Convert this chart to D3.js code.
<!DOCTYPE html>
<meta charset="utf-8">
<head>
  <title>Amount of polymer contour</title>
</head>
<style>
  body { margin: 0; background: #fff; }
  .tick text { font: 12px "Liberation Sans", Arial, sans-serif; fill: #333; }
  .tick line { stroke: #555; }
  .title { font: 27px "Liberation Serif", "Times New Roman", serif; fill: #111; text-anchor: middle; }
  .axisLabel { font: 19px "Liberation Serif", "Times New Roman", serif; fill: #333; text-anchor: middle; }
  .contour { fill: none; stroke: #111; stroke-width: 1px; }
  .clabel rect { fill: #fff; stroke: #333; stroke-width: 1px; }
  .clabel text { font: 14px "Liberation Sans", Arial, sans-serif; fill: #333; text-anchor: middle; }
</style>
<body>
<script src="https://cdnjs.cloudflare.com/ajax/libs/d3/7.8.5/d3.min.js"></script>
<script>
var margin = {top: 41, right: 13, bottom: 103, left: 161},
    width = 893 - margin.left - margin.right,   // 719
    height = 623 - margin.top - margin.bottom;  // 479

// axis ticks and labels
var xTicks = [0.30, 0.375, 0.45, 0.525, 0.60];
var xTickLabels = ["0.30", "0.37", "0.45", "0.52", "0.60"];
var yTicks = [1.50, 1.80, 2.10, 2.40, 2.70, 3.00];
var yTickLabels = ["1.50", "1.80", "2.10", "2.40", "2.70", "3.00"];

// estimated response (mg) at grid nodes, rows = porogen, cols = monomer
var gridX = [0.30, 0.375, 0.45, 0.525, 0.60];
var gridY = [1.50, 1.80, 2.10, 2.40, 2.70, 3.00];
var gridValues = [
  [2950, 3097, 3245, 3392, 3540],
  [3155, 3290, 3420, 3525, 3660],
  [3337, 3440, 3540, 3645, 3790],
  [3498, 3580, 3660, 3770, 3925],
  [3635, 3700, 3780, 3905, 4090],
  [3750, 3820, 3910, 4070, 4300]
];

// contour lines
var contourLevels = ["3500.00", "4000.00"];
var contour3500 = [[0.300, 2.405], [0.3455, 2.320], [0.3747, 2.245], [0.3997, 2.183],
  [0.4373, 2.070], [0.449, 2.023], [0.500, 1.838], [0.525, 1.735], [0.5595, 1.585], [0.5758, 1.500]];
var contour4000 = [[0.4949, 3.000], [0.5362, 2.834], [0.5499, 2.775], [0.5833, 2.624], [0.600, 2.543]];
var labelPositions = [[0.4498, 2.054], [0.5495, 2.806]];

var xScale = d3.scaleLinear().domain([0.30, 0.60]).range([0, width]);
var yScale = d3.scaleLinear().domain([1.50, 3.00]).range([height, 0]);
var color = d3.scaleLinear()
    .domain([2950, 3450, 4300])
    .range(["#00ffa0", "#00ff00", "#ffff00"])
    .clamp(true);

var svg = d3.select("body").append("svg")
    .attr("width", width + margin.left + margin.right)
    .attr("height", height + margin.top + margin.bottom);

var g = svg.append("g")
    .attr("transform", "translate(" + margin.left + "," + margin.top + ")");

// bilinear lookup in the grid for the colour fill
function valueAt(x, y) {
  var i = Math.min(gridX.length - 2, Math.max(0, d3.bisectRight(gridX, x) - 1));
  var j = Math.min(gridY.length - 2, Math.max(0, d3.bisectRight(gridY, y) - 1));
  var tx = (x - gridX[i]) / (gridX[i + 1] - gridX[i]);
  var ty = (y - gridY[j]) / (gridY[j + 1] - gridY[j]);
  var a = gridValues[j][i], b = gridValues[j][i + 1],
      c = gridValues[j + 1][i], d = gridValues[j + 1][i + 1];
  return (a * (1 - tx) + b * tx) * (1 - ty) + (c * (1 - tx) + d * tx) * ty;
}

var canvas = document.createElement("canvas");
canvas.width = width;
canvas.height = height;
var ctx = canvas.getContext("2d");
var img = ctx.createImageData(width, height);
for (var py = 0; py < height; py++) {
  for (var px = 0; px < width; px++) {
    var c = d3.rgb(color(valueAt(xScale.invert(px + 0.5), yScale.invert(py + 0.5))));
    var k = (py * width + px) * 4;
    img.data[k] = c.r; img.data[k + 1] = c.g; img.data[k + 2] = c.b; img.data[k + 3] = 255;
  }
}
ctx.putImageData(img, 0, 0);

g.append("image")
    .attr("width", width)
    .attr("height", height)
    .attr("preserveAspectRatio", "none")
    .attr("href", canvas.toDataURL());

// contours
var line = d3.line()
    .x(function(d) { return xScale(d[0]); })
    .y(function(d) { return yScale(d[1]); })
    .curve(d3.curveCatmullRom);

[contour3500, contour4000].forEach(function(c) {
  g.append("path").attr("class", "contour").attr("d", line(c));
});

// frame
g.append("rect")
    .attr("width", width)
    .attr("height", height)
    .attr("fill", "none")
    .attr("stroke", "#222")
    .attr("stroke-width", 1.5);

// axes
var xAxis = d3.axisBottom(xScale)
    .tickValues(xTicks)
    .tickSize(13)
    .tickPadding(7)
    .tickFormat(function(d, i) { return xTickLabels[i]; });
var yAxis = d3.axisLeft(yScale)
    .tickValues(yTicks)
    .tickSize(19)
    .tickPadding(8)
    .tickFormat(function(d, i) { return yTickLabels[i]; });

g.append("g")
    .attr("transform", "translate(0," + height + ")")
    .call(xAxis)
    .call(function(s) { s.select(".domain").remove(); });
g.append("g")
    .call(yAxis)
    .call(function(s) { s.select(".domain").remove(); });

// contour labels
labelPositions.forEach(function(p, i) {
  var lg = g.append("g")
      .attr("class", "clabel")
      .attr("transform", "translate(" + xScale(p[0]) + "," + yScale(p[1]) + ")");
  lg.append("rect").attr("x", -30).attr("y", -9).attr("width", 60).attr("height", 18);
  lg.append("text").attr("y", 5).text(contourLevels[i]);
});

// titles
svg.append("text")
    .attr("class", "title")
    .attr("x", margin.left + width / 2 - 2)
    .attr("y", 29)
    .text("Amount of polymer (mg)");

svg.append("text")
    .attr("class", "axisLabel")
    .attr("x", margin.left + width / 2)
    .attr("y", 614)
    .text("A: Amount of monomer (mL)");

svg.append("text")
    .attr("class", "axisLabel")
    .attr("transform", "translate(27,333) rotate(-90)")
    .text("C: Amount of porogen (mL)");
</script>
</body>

▬▬▬▬▬▬

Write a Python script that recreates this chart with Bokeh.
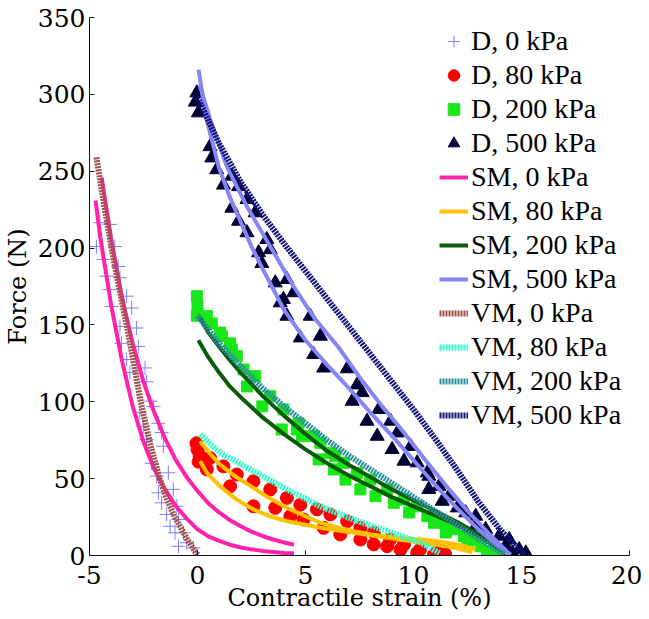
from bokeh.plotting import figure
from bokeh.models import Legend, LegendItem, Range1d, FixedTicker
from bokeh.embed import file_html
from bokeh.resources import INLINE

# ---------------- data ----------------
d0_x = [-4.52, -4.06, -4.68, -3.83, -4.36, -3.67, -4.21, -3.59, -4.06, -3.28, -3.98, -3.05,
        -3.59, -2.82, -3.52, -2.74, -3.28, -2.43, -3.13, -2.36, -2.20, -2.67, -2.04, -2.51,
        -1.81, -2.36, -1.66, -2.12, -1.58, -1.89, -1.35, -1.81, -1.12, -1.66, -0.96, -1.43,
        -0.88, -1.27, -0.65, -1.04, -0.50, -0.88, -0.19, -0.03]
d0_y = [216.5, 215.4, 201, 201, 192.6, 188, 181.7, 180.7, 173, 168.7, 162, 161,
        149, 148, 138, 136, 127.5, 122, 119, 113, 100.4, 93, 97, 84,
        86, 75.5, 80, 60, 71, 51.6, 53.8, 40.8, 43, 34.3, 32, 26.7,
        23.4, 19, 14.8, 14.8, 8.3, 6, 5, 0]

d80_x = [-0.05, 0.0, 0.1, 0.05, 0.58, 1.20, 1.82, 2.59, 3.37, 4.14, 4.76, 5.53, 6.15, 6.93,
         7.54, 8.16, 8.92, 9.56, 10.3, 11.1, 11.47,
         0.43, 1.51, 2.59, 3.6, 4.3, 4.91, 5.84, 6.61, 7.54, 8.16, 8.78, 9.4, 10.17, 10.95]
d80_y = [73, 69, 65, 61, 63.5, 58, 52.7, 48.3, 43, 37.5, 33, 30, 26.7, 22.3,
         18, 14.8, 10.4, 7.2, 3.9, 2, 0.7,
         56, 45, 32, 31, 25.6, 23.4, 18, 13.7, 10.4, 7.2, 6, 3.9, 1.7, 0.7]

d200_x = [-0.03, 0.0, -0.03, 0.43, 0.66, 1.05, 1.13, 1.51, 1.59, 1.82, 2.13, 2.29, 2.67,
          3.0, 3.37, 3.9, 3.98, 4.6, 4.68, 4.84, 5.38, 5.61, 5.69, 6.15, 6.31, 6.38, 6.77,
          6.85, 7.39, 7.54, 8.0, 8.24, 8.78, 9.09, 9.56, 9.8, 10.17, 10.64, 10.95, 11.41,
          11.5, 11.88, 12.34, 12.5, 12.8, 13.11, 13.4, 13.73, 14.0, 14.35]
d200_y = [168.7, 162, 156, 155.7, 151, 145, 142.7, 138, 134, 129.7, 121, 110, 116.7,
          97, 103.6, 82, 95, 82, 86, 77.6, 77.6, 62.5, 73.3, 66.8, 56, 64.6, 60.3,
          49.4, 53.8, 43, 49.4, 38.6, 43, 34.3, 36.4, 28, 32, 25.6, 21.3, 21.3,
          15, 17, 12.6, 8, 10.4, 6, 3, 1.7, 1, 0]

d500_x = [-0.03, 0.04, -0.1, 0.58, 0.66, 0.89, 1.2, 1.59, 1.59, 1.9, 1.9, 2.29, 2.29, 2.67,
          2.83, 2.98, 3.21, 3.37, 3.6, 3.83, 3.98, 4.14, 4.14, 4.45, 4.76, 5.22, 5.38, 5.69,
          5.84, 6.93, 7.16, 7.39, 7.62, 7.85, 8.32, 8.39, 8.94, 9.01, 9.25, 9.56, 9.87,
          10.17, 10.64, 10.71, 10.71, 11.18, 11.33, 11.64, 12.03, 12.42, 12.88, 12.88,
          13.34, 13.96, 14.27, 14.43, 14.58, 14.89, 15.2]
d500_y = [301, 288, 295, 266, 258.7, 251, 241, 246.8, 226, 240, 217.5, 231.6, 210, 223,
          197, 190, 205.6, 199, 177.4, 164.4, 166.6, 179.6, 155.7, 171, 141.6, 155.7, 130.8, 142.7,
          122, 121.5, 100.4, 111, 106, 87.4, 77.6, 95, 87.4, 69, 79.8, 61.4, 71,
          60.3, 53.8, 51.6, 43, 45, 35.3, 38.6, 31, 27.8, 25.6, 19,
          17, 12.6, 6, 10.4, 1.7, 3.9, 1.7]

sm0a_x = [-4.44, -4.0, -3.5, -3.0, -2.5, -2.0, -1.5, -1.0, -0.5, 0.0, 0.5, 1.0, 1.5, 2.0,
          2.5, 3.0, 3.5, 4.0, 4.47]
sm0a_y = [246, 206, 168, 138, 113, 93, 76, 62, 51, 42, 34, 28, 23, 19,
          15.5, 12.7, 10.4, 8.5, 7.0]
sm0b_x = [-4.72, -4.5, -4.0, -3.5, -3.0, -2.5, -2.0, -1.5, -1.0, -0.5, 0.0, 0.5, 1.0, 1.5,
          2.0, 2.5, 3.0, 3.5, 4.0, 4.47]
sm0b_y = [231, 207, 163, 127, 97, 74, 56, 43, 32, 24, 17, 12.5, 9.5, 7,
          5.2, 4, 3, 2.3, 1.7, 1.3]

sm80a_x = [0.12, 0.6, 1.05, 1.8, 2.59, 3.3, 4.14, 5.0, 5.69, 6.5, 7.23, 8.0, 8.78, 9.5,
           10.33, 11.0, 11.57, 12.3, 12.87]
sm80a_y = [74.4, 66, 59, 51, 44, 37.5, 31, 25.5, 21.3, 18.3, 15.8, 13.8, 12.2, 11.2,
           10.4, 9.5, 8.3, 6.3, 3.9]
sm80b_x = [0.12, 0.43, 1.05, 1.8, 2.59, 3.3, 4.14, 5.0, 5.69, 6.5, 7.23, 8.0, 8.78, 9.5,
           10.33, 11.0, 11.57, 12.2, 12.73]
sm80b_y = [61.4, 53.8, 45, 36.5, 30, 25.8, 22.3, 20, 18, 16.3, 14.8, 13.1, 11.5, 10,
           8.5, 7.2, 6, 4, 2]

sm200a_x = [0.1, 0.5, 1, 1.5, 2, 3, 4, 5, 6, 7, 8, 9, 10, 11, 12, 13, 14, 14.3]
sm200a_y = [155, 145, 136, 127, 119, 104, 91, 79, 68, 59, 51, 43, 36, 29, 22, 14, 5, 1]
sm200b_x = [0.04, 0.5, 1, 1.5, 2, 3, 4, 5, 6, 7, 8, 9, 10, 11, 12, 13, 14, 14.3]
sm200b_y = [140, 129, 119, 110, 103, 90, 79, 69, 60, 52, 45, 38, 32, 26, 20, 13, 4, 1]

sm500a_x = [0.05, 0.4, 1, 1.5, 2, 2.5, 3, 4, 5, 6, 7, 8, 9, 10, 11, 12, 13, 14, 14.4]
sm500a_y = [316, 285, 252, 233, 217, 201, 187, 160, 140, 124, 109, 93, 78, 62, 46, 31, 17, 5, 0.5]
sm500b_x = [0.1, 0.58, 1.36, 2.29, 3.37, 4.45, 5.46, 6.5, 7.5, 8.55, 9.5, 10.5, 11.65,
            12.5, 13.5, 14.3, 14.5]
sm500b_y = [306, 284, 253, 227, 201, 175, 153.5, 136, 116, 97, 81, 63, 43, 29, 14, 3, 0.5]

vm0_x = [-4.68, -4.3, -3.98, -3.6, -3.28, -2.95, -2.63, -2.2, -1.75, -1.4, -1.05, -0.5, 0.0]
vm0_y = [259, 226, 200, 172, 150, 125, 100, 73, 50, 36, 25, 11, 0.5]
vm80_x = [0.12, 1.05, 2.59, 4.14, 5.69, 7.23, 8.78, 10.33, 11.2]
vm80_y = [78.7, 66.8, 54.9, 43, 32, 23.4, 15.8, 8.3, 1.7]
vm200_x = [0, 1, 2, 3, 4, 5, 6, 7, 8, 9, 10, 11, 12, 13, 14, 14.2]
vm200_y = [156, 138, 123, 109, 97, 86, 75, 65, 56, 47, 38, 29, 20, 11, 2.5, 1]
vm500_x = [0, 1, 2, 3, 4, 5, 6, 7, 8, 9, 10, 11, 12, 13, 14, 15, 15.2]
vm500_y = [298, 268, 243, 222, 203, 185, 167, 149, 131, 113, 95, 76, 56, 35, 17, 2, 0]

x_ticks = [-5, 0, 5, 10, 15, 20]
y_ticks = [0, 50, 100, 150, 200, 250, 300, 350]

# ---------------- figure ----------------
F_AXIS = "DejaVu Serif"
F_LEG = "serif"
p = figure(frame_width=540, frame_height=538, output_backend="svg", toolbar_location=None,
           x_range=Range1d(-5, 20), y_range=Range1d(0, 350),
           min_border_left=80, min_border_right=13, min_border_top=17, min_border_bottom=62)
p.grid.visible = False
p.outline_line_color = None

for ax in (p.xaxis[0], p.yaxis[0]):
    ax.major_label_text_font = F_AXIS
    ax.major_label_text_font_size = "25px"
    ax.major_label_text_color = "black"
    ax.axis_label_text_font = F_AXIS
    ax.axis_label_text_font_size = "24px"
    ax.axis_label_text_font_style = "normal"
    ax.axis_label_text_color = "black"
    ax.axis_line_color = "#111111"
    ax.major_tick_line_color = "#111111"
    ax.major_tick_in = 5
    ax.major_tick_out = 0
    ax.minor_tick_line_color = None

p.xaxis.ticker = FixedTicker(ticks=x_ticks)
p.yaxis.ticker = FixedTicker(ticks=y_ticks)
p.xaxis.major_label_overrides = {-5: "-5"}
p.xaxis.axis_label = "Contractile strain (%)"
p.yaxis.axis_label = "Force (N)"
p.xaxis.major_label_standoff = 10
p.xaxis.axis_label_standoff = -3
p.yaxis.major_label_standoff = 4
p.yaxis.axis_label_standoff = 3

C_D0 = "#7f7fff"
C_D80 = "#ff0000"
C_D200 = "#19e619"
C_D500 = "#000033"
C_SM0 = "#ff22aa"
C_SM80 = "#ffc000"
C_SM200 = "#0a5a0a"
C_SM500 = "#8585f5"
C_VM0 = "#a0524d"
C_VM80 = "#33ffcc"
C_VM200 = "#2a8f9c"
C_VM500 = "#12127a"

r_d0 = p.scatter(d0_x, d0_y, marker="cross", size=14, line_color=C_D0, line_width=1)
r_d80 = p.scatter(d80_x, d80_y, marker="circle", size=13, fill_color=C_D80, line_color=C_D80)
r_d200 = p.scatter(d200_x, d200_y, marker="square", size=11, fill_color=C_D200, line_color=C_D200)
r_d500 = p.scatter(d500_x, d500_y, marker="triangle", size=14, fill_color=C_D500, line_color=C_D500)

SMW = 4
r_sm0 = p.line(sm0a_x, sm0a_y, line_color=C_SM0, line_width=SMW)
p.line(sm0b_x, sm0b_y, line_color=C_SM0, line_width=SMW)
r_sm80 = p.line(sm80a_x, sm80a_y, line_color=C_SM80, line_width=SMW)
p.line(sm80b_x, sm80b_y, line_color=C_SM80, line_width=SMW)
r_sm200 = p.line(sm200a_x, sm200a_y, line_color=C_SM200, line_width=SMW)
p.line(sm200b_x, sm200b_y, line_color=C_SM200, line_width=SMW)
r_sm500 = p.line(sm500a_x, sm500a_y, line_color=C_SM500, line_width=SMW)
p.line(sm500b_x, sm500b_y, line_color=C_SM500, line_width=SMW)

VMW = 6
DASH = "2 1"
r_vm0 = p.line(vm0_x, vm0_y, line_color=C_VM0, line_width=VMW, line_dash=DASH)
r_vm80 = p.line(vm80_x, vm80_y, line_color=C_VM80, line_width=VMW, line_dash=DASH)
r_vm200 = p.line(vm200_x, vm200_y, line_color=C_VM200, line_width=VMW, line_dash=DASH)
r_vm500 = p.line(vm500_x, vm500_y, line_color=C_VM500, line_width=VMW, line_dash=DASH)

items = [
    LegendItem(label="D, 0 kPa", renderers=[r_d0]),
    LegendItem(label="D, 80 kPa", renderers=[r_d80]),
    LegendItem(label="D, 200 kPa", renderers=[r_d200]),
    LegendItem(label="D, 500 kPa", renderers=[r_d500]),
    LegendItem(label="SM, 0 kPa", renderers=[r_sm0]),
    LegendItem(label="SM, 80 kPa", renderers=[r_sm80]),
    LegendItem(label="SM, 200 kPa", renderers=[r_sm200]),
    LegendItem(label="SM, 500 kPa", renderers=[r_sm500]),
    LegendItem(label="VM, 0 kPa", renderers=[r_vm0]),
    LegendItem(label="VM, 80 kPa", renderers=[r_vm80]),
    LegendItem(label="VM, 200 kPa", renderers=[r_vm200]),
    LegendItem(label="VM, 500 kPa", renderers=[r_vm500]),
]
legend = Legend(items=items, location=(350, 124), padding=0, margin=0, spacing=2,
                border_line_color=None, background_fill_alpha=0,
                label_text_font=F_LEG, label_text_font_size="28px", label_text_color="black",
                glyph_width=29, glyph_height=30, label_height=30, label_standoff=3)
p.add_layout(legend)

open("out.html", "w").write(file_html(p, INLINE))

▬▬▬▬▬▬

→ **Goal**
Work through the listing above and report how many lines include the string "this", with no other text.

→ **Response**
2